19. The Secret Life of Bees by Sue Monk Kidd

I started at midnight, couldn't put it down, and finished in the wee hours. I'm tempted to call this novel "cute," but the author would probably find that demeaning. It's obvious she was trying to create a meaningful story about female power and the racial tensions of the 1960s. Lily Owens is a girl who lost her mother in a terrible accident, and the book begins with the accident and other exciting events in quick succession. Then the book calms down, and in my mind, remained mostly serene from then on. I wasn't really expecting that, but it was a nice break from heavier books I've just been reading. "Bad things" happen later on, but for some reason I got this sense of peace with it, probably due to the almost insensibly sanguine character August Boatwright. This woman just seems to take everything in, accept it, and make the best of it. She's not very realistic in that sense, but it works for this book, which has an underlying mysticism. One of the recurring motifs is the Black Madonna or Virgin Mary, but August as much as says at one point that it's not even about Mary really, just the sense of something watching over you, that can come from within. My only criticism would be that it's not very realistic and things work out too neatly, but even that's not really a criticism because it gives you a sense of hope. The truth in this book comes from the hopes of people at that time and in our time for people of different races and genders to finally accept each other.

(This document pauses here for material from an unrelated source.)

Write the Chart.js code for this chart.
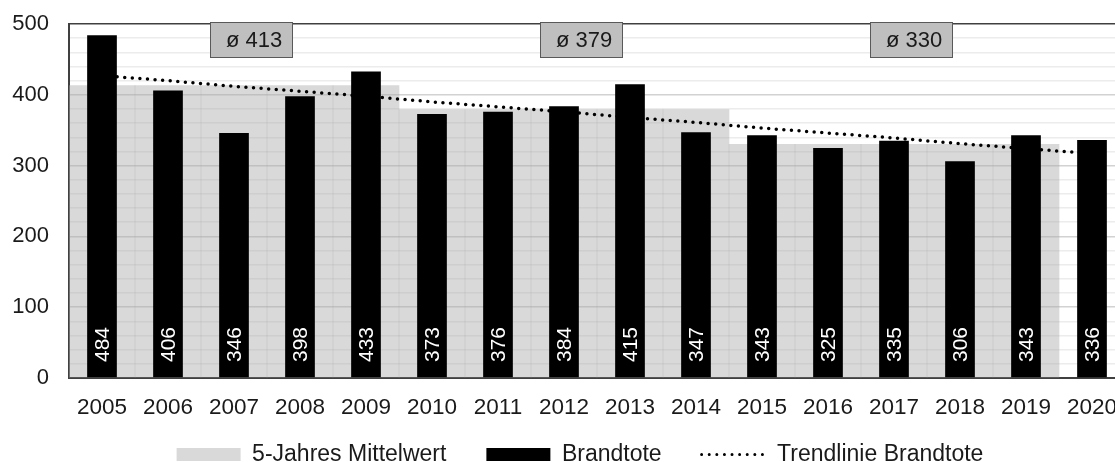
<!DOCTYPE html>
<html>
<head>
<meta charset="utf-8">
<script src="https://cdn.jsdelivr.net/npm/chart.js@4/dist/chart.umd.min.js"></script>
<style>
  html, body { margin: 0; padding: 0; background: #fff; overflow: hidden; }
  #wrap { position: relative; width: 1125px; height: 491px; }
</style>
</head>
<body>
<div id="wrap"><canvas id="c"></canvas></div>
<script>
const years = ['2005','2006','2007','2008','2009','2010','2011','2012','2013','2014','2015','2016','2017','2018','2019','2020'];
const brandtote = [484, 406, 346, 398, 433, 373, 376, 384, 415, 347, 343, 325, 335, 306, 343, 336];
const mittelwert = [413, 413, 413, 413, 413, 379, 379, 379, 379, 379, 330, 330, 330, 330, 330, null];
const trend = [427, 420, 412, 405, 398, 390, 383, 376, 368, 361, 353, 346, 339, 331, 324, 317];
const avgLabels = ['ø 413', 'ø 379', 'ø 330'];
const avgIndex = [2, 7, 12];
const yTicks = [0, 100, 200, 300, 400, 500];

const FONT = '"Liberation Sans", Arial, sans-serif';
const TXT = '#1a1a1a';

const valueLabels = {
  id: 'valueLabels',
  afterDatasetsDraw(chart) {
    const meta = chart.getDatasetMeta(1);
    const ctx = chart.ctx;
    const bottom = chart.chartArea.bottom;
    ctx.save();
    ctx.fillStyle = '#ffffff';
    ctx.font = '21px ' + FONT;
    ctx.textAlign = 'left';
    ctx.textBaseline = 'middle';
    meta.data.forEach((el, i) => {
      ctx.save();
      ctx.translate(el.x + 1, bottom - 16);
      ctx.rotate(-Math.PI / 2);
      ctx.fillText(String(brandtote[i]), 0, 0);
      ctx.restore();
    });
    ctx.restore();
  }
};

const avgBoxes = {
  id: 'avgBoxes',
  afterDraw(chart) {
    const ctx = chart.ctx;
    const xs = chart.scales.x;
    const top = chart.chartArea.top;
    const cw = xs.getPixelForValue(1) - xs.getPixelForValue(0);
    ctx.save();
    avgLabels.forEach((t, k) => {
      const cx = xs.getPixelForValue(avgIndex[k]) + cw * 0.26;
      const w = 82, h = 35;
      const x0 = Math.round(cx - w / 2) + 0.5, y0 = Math.round(top - 2) + 0.5;
      ctx.fillStyle = '#bfbfbf';
      ctx.fillRect(x0, y0, w, h);
      ctx.strokeStyle = '#595959';
      ctx.lineWidth = 1;
      ctx.strokeRect(x0, y0, w, h);
      ctx.fillStyle = TXT;
      ctx.font = '22px ' + FONT;
      ctx.textAlign = 'center';
      ctx.textBaseline = 'middle';
      ctx.fillText(t, cx + 3, y0 + h / 2 + 1);
    });
    ctx.restore();
  }
};

const legendPlace = {
  id: 'legendPlace',
  afterLayout(chart) {
    const lg = chart.legend;
    if (!lg) return;
    const h = lg.bottom - lg.top;
    lg.left = 35;
    lg.right = 1125;
    lg.top = 403;
    lg.bottom = 403 + h;
  }
};

new Chart(document.getElementById('c'), {
  type: 'bar',
  data: {
    labels: years,
    datasets: [
      {
        label: '5-Jahres Mittelwert',
        data: mittelwert,
        backgroundColor: 'rgba(170,170,170,0.45)',
        borderWidth: 0,
        barPercentage: 1,
        categoryPercentage: 1,
        grouped: false,
        order: 3
      },
      {
        label: 'Brandtote',
        data: brandtote,
        backgroundColor: '#000000',
        borderWidth: 0,
        barPercentage: 0.45,
        categoryPercentage: 1,
        grouped: false,
        order: 1
      },
      {
        type: 'line',
        label: 'Trendlinie Brandtote',
        data: trend,
        borderColor: '#000000',
        borderWidth: 3.5,
        borderDash: [0, 7.6],
        borderCapStyle: 'round',
        pointRadius: 0,
        fill: false,
        tension: 0,
        order: 2
      }
    ]
  },
  options: {
    responsive: true,
    maintainAspectRatio: false,
    animation: false,
    layout: { padding: { left: 0, right: 0, top: 24, bottom: 0 } },
    plugins: {
      tooltip: { enabled: false },
      legend: {
        position: 'bottom',
        labels: {
          usePointStyle: true,
          pointStyleWidth: 64,
          boxHeight: 13,
          padding: 40,
          color: TXT,
          font: { family: FONT, size: 23 },
          generateLabels() {
            return [
              { text: '5-Jahres Mittelwert', pointStyle: 'rect', fillStyle: '#d9d9d9', strokeStyle: '#d9d9d9', lineWidth: 0, datasetIndex: 0, fontColor: TXT },
              { text: 'Brandtote', pointStyle: 'rect', fillStyle: '#000000', strokeStyle: '#000000', lineWidth: 0, datasetIndex: 1, fontColor: TXT },
              { text: 'Trendlinie Brandtote', pointStyle: 'line', fillStyle: '#000000', strokeStyle: '#000000', lineWidth: 3, lineDash: [0, 7.6], lineCap: 'round', datasetIndex: 2, fontColor: TXT }
            ];
          }
        }
      }
    },
    scales: {
      x: {
        offset: true,
        grid: { display: false, drawTicks: false },
        border: { display: true, color: '#404040', width: 2 },
        ticks: { color: TXT, font: { family: FONT, size: 22.5 }, padding: 16, maxRotation: 0, autoSkip: false },
        afterFit(s) { s.height = 40; s.paddingLeft = 0; s.paddingRight = 0; }
      },
      y: {
        min: 0,
        max: 500,
        grid: {
          drawTicks: false,
          color(c) {
            const v = c.tick.value;
            if (v === 500) return '#404040';
            return v % 100 === 0 ? '#d2d2d2' : '#ececec';
          },
          lineWidth: 1.5
        },
        border: { display: true, color: '#404040', width: 2 },
        ticks: {
          stepSize: 20,
          autoSkip: false,
          padding: 20,
          color: TXT,
          font: { family: FONT, size: 22 },
          callback(v) { return yTicks.includes(v) ? String(v) : ''; }
        },
        afterFit(s) { s.width = 69; s.paddingTop = 0; s.paddingBottom = 0; }
      }
    }
  },
  plugins: [valueLabels, avgBoxes, legendPlace]
});
</script>
</body>
</html>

20. The Salmon of Doubt by Douglas Adams

This is probably one of the best posthumous collections I've ever read. I also just learned that I pronounce 'posthumous' wrong, probably because I've never had much cause to say it aloud. Douglas Adams is the wonderfully hilarious author of Hitchhiker's Guide to the Galaxy fame, and who passed away in 2001 at the age of 49. I also learned that he has a daughter who is now just 13, which makes me very sad. In one of those serendipitous connections (or perhaps not, I learned Adams was also friendly with the likes of Paul McCartney and Michael Nesmith), he was good friends with the brilliant biologist and notorious atheist Richard Dawkins. I knew this, since The God Delusion was dedicated to Adams, but it's brought up many times in the collection so I just thought I'd mention it. The collection is very well organized, in my opinion, for a bunch of random articles and stories. A few of the articles are by friends and contemporaries about Adams, but the majority of the book are examples of Douglas' wit and imagination. It really gives a feel for the kind of person he was in the eyes of himself and those who knew him. "The Salmon of Doubt" was supposed to be the title for the book he was working on when he died unexpectedly of a heart attack. I would recommend this to anybody who loved "Hitchhiker's Guide," but really it's so funny and light I'd recommend it to anyone. You can't help but be interested in Douglas Adams and his quick, glib, out-of-nowhere humor. In other news, I shamefully admit that I must read the rest of the Hitchhiker books.